Estamos fartos da impunidade, sim. E também estamos
fartos dos habeas corpus e liminares concedidos por alguns ministros em decisão
monocrática, em geral nos finais de semana ou em férias, quando o plenário não
pode ser reunido. Não se pode esquecer que o Supremo que agora condena os
petistas pelo “mensalão” é o mesmo Supremo que tomou decisões progressistas
importantes, como a liberação do aborto de anencéfalos e da união civil
homossexual e a aprovação das cotas para afro-descendentes nas universidades.
Estas foram, porém, decisões do colegiado. Separadamente, saltam aos olhos
decisões injustas como as que expus acima.

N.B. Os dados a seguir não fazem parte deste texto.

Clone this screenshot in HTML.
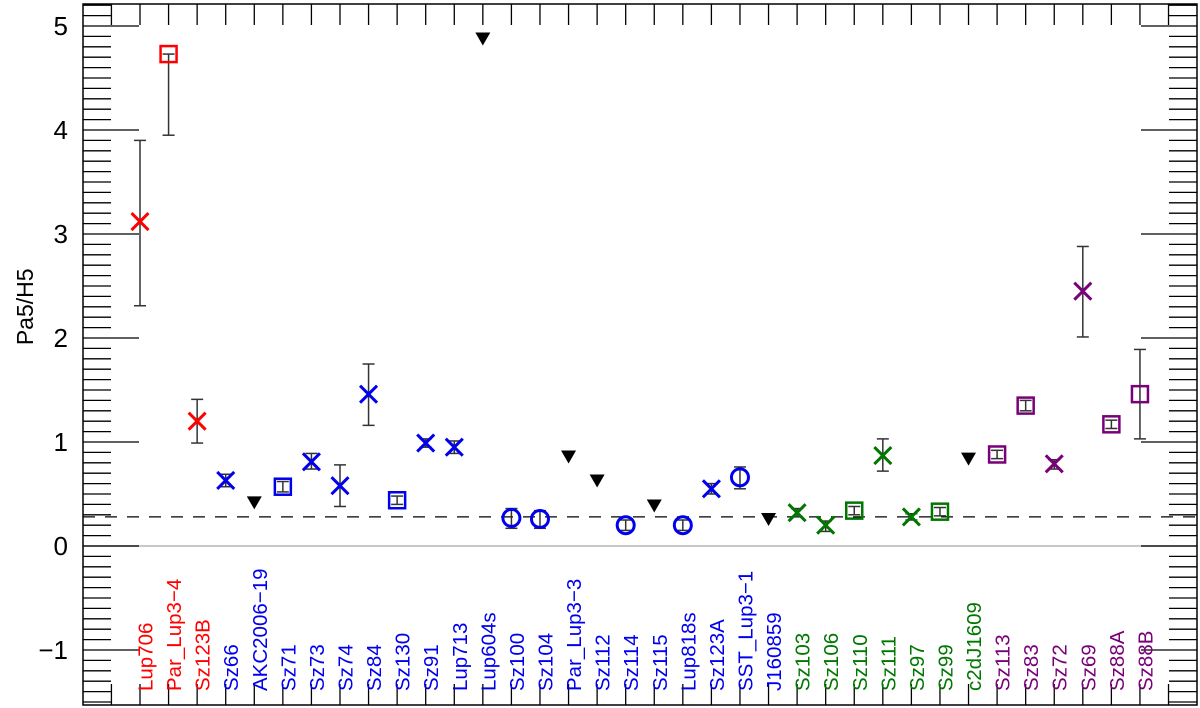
<!DOCTYPE html>
<html><head><meta charset="utf-8"><style>
html,body{margin:0;padding:0;background:#fff;}
svg{display:block;font-family:"Liberation Sans",sans-serif;}
</style></head><body>
<svg id="chart" width="1200" height="708"></svg>
<script>
const names=["Lup706","Par_Lup3\u22124","Sz123B","Sz66","AKC2006\u221219","Sz71","Sz73","Sz74","Sz84","Sz130","Sz91","Lup713","Lup604s","Sz100","Sz104","Par_Lup3\u22123","Sz112","Sz114","Sz115","Lup818s","Sz123A","SST_Lup3\u22121","J160859","Sz103","Sz106","Sz110","Sz111","Sz97","Sz99","c2dJ1609","Sz113","Sz83","Sz72","Sz69","Sz88A","Sz88B"];
const labelGroups=["red","red","red","blue","blue","blue","blue","blue","blue","blue","blue","blue","blue","blue","blue","blue","blue","blue","blue","blue","blue","blue","blue","green","green","green","green","green","green","green","purple","purple","purple","purple","purple","purple"];
const groups=["red","red","red","blue","black","blue","blue","blue","blue","blue","blue","blue","black","blue","blue","black","black","blue","black","blue","blue","blue","black","green","green","green","green","green","green","black","purple","purple","purple","purple","purple","purple"];
const markers=["x","sq","x","x","tri","sq","x","x","x","sq","x","x","tri","o","o","tri","tri","o","tri","o","x","o","tri","x","x","sq","x","x","sq","tri","sq","sq","x","x","sq","sq"];
const values=[3.12,4.73,1.20,0.63,0.42,0.57,0.81,0.58,1.46,0.44,0.99,0.95,4.88,0.27,0.26,0.86,0.63,0.20,0.39,0.20,0.55,0.66,0.26,0.32,0.20,0.34,0.87,0.28,0.33,0.84,0.88,1.35,0.79,2.45,1.17,1.46];
const errLo=[2.31,3.95,0.99,0.57,null,0.52,0.74,0.38,1.16,0.40,0.95,0.89,null,0.17,0.17,null,null,0.15,null,0.15,0.50,0.55,null,0.28,0.14,0.30,0.72,0.25,0.29,null,0.84,1.30,0.74,2.01,1.13,1.03];
const errHi=[3.90,4.73,1.41,0.69,null,0.62,0.89,0.78,1.75,0.48,1.03,1.01,null,0.36,0.34,null,null,0.25,null,0.25,0.60,0.76,null,0.36,0.24,0.38,1.03,0.31,0.37,null,0.92,1.40,0.83,2.88,1.21,1.89];
const yTicks=[-1,0,1,2,3,4,5];
const refLine=0.28;

const colors={red:"#ff0000",blue:"#0000ee",green:"#007700",purple:"#7a007a",black:"#000"};
const L=83,R=1197,T=4,B=705;
const xs=i=>140+i*28.57;
const ys=v=>546-v*104;
const NS="http://www.w3.org/2000/svg";
const svg=document.getElementById("chart");
function mk(tag,attrs,parent){const e=document.createElementNS(NS,tag);for(const k in attrs)e.setAttribute(k,attrs[k]);(parent||svg).appendChild(e);return e;}

let z=mk("line",{x1:L,x2:R,y1:ys(0),y2:ys(0),stroke:"#c8c8c8","stroke-width":2});


let d=mk("line",{x1:L,x2:R,y1:ys(refLine),y2:ys(refLine),stroke:"#000","stroke-width":1.3,"stroke-dasharray":"12,10"});



let fr=mk("rect",{x:L,y:T,width:R-L,height:B-T,fill:"none",stroke:"#000","stroke-width":1.5});



const yt=mk("g",{stroke:"#000","stroke-width":1.3});


for(let k=-15;k<=52;k++){const v=k/10;const y=ys(v);if(y<T||y>B)continue;const len=(k%10===0)?56:28;
mk("line",{x1:L,x2:L+len,y1:y,y2:y},yt);mk("line",{x1:R-len,x2:R,y1:y,y2:y},yt);}
yTicks.forEach(v=>{const t=mk("text",{x:68,y:ys(v)+9,"text-anchor":"end","font-size":26,fill:"#000"});t.textContent=(v<0?"\u2212":"")+Math.abs(v);

});
const yl=mk("text",{x:0,y:0,"font-size":23,"text-anchor":"middle",transform:`translate(33,${ys(2.3)}) rotate(-90)`});yl.textContent="Pa5/H5";



const xt=mk("g",{stroke:"#000","stroke-width":1.3});


for(let i=-1;i<=36;i++){const x=xs(i);if(x<=L+2||x>=R-2)continue;mk("line",{x1:x,x2:x,y1:T,y2:T+21},xt);mk("line",{x1:x,x2:x,y1:B,y2:B-21},xt);}

names.forEach((n,i)=>{const t=mk("text",{x:0,y:0,"font-size":20.5,fill:colors[labelGroups[i]],transform:`translate(${xs(i)+12.5},691) rotate(-90)`});t.textContent=n;

});

names.forEach((n,i)=>{
 const g=mk("g",{});
 
 
 const x=xs(i),y=ys(values[i]),c=colors[groups[i]];
 if(errLo[i]!==null){const y1=ys(errLo[i]),y2=ys(errHi[i]);
  mk("line",{x1:x,x2:x,y1:y1,y2:y2,stroke:"#333","stroke-width":1.5},g);
  mk("line",{x1:x-6,x2:x+6,y1:y1,y2:y1,stroke:"#333","stroke-width":1.5},g);
  mk("line",{x1:x-6,x2:x+6,y1:y2,y2:y2,stroke:"#333","stroke-width":1.5},g);}
 const m=markers[i];
 if(m==="x"){const s=8.5;mk("path",{d:`M${x-s},${y-s}L${x+s},${y+s}M${x-s},${y+s}L${x+s},${y-s}`,stroke:c,"stroke-width":3,fill:"none"},g);}
 else if(m==="sq"){mk("rect",{x:x-8,y:y-8,width:16,height:16,fill:"none",stroke:c,"stroke-width":2.5},g);}
 else if(m==="o"){mk("circle",{cx:x,cy:y,r:8.5,fill:"none",stroke:c,"stroke-width":3},g);}
 else {mk("path",{d:`M${x-7.5},${y-6}L${x+7.5},${y-6}L${x},${y+7}Z`,fill:"#000"},g);}
});
</script>
</body></html>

Se há, como defendem alguns ministros, uma evolução
no pensamento do STF como um todo, que isto também se reflita nas posições
tomadas individualmente por seus membros. Não se pode, diante das câmeras de
tevê, anunciar com toda a pompa a condenação e a prisão de poderosos e, à
sorrelfa, na calada da noite, soltar outros. Cada vez que um poderoso for libertado
por um habeas corpus inexplicável, ou que uma liminar sem pé nem cabeça for
concedida por um ministro do Supremo para adiar o julgamento de gente rica,
estará demonstrado que o mensalão não foi um divisor de águas coisa nenhuma.
Daqui para frente, os ministros do Supremo Tribunal
Federal têm, mais do que nunca, a obrigação de serem fiéis a si próprios e ao
que demarcaram neste julgamento. Nós, cidadãos, estaremos atentos às
contradições. Elas serão denunciadas, ainda que ignoradas pela grande mídia.
A Justiça pode ser cega. Mas nós, brasileiros,
temos milhões de olhos. E estaremos vigiando.